According to everyone in #fedora-devel, we already support this in yum and createrepo, so we should file a ticket with rel-eng. Closing this as NOTABUG -- Fedora Bugzappers volunteer triage team https://fedoraproject.org/wiki/BugZappers
Elad, can the discussion be pasted here? Also, I know createrepo already supports xz, but my intention was the change the _default_. If we change the default, then it is completely transparent for Fedora infrastructure and they don't have to adjust anything. Also, Fedora emphasizes using upstream defaults. I believe we should try discussing the defaults first, and try to convince Fedora Infra to switch only if we fail. Reopening the bug. Maybe upstream issue tracker would be better for this request?
Elad created the rel-eng ticket here: https://fedorahosted.org/rel-eng/ticket/5362
James, we need your response. The upstream trac is full of spam and apparently no one uses it (really guys, you should disable it and redirect to RH Bugzilla, at least). I consider this bug an upstream bug then. James, what are the chances of changing the default to xz, as RelEng guys would like to (less work for them, see the ticket from comment 11)?

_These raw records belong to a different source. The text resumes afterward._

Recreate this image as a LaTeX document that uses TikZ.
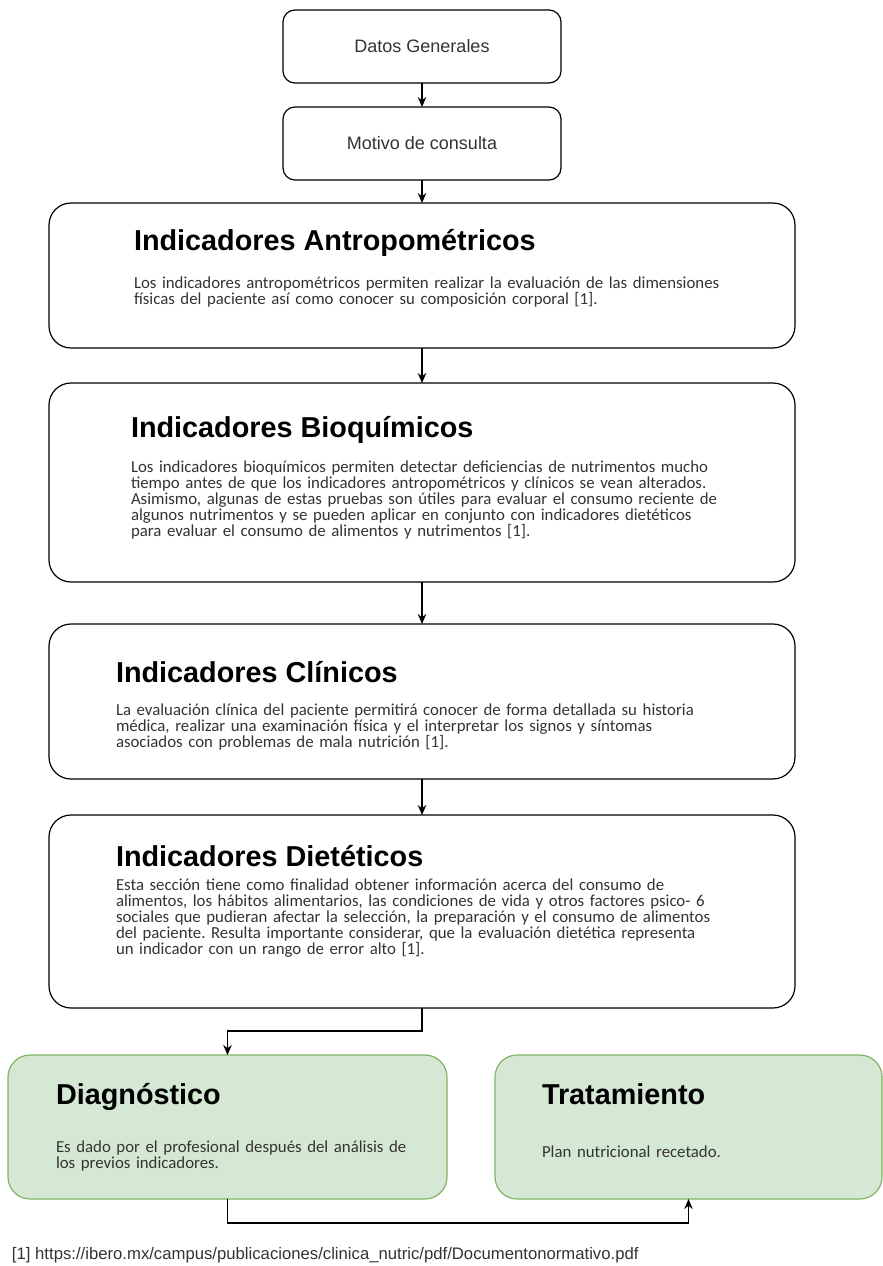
\documentclass[tikz,border=0pt]{standalone}
\usepackage{fontspec}
\setmainfont{Liberation Sans}
\newfontfamily\bodyfont{Carlito}
\usetikzlibrary{arrows.meta}
\definecolor{greenfill}{HTML}{D5E8D4}
\definecolor{greenline}{HTML}{82B366}
\definecolor{bodygray}{HTML}{333333}
\frenchspacing
\begin{document}
\begin{tikzpicture}[x=1pt,y=-1pt,
  every node/.style={outer sep=0pt},
  smallbox/.style={draw=black, line width=1.2pt, rounded corners=12pt, fill=white,
    anchor=north west, minimum width=#1, inner sep=0pt},
  bigbox/.style={draw=black, line width=1.2pt, rounded corners=22pt, fill=white,
    anchor=north west, inner sep=0pt},
  greenbox/.style={draw=greenline, line width=1.2pt, rounded corners=22pt, fill=greenfill,
    anchor=north west, inner sep=0pt},
  plainlabel/.style={inner sep=0pt, font=\fontsize{18}{21}\selectfont, text=bodygray},
  heading/.style={anchor=base west, inner sep=0pt, font=\fontsize{28.8}{34}\selectfont\bfseries},
  bodytext/.style={anchor=base west, inner sep=0pt, text width=#1, align=left,
    font=\bodyfont\fontsize{16.8}{16}\selectfont, text=bodygray},
  flow/.style={line width=1.2pt, -{Stealth[length=10pt,width=8.5pt]}}
]
\useasboundingbox (0,0) rectangle (883,1266);

% boxes
\node[smallbox=278pt, minimum height=73pt] (dg) at (283,10) {};
\node[smallbox=278pt, minimum height=73pt] (mc) at (283,107) {};
\node[bigbox, minimum width=746pt, minimum height=145pt] (an) at (49,203) {};
\node[bigbox, minimum width=746pt, minimum height=199pt] (bq) at (49,383) {};
\node[bigbox, minimum width=746pt, minimum height=155pt] (cl) at (49,624) {};
\node[bigbox, minimum width=746pt, minimum height=193pt] (di) at (49,815) {};
\node[greenbox, minimum width=439pt, minimum height=144pt] (dx) at (8,1055) {};
\node[greenbox, minimum width=387pt, minimum height=144pt] (tr) at (495,1055) {};

% small box labels
\node[plainlabel] (dgt) at (dg.center) {Datos Generales};
\node[plainlabel] (mct) at (mc.center) {Motivo de consulta};

% headings and descriptions
\node[heading] (anh) at (134,250) {Indicadores Antropométricos};
\node[bodytext=700pt] (anb) at (134,288) {Los indicadores antropométricos permiten realizar la evaluación de las dimensiones\\
físicas del paciente así como conocer su composición corporal [1].};

\node[heading] (bqh) at (131,437) {Indicadores Bioquímicos};
\node[bodytext=700pt] (bqb) at (131,472) {Los indicadores bioquímicos permiten detectar deficiencias de nutrimentos mucho\\
tiempo antes de que los indicadores antropométricos y clínicos se vean alterados.\\
Asimismo, algunas de estas pruebas son útiles para evaluar el consumo reciente de\\
algunos nutrimentos y se pueden aplicar en conjunto con indicadores dietéticos\\
para evaluar el consumo de alimentos y nutrimentos [1].};

\node[heading] (clh) at (116,682) {Indicadores Clínicos};
\node[bodytext=700pt] (clb) at (116,715) {La evaluación clínica del paciente permitirá conocer de forma detallada su historia\\
médica, realizar una examinación física y el interpretar los signos y síntomas\\
asociados con problemas de mala nutrición [1].};

\node[heading] (dih) at (116,866) {Indicadores Dietéticos};
\node[bodytext=700pt] (dib) at (116,890) {Esta sección tiene como finalidad obtener información acerca del consumo de\\
alimentos, los hábitos alimentarios, las condiciones de vida y otros factores psico- 6\\
sociales que pudieran afectar la selección, la preparación y el consumo de alimentos\\
del paciente. Resulta importante considerar, que la evaluación dietética representa\\
un indicador con un rango de error alto [1].};

\node[heading] (dxh) at (56,1104) {Diagnóstico};
\node[bodytext=400pt] (dxb) at (56,1152) {Es dado por el profesional después del análisis de\\
los previos indicadores.};

\node[heading] (trh) at (542,1104) {Tratamiento};
\node[bodytext=320pt] (trb) at (542,1157) {Plan nutricional recetado.};

% reference line
\node[anchor=base west, inner sep=0pt, font=\fontsize{16.7}{20}\selectfont, text=bodygray] (ref) at (12,1259)
  {[1] https://ibero.mx/campus/publicaciones/clinica\_nutric/pdf/Documentonormativo.pdf};

% connectors
\draw[flow] (dg.south) -- (mc.north);
\draw[flow] (mc.south) -- (an.north);
\draw[flow] (an.south) -- (bq.north);
\draw[flow] (bq.south) -- (cl.north);
\draw[flow] (cl.south) -- (di.north);
\draw[flow] (di.south) -- ++(0,23) -| (dx.north);
\draw[flow] (dx.south) -- ++(0,24) -| (tr.south);
\end{tikzpicture}
\end{document}
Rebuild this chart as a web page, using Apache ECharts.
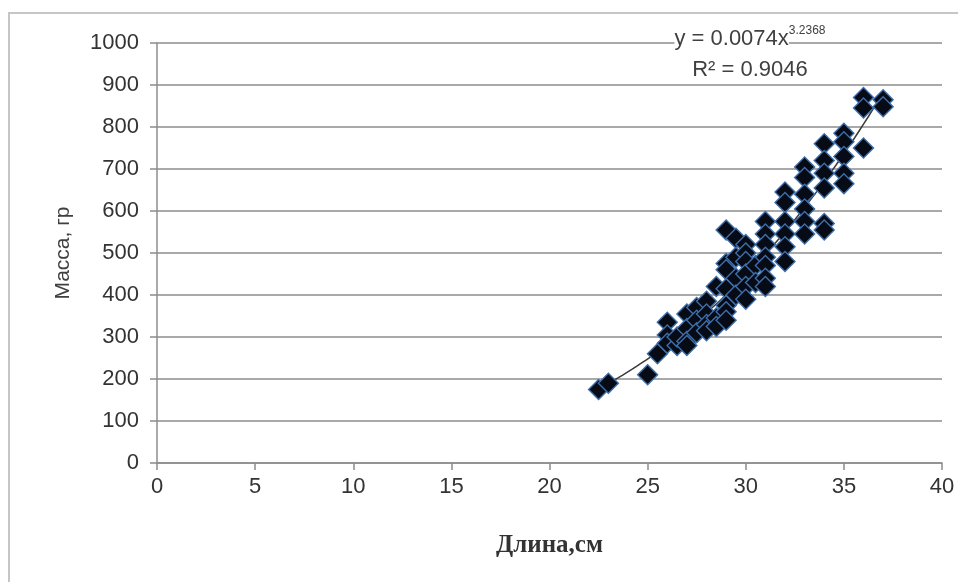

So ... I believe we could change it in Fedora 18, and everything would work. However, I'm also sure that it'd break RHEL-6 ... and people still create repos. for RHEL-6 on latest Fedora by doing "createrepo my-dir-of-rpms". The failure mode kind of sucks too. After RHEL-7 goes GA it might be worth making "xz" the default upstream/rawhide ... but it seems like just tweaking what mash does should be much easier for the next year or so.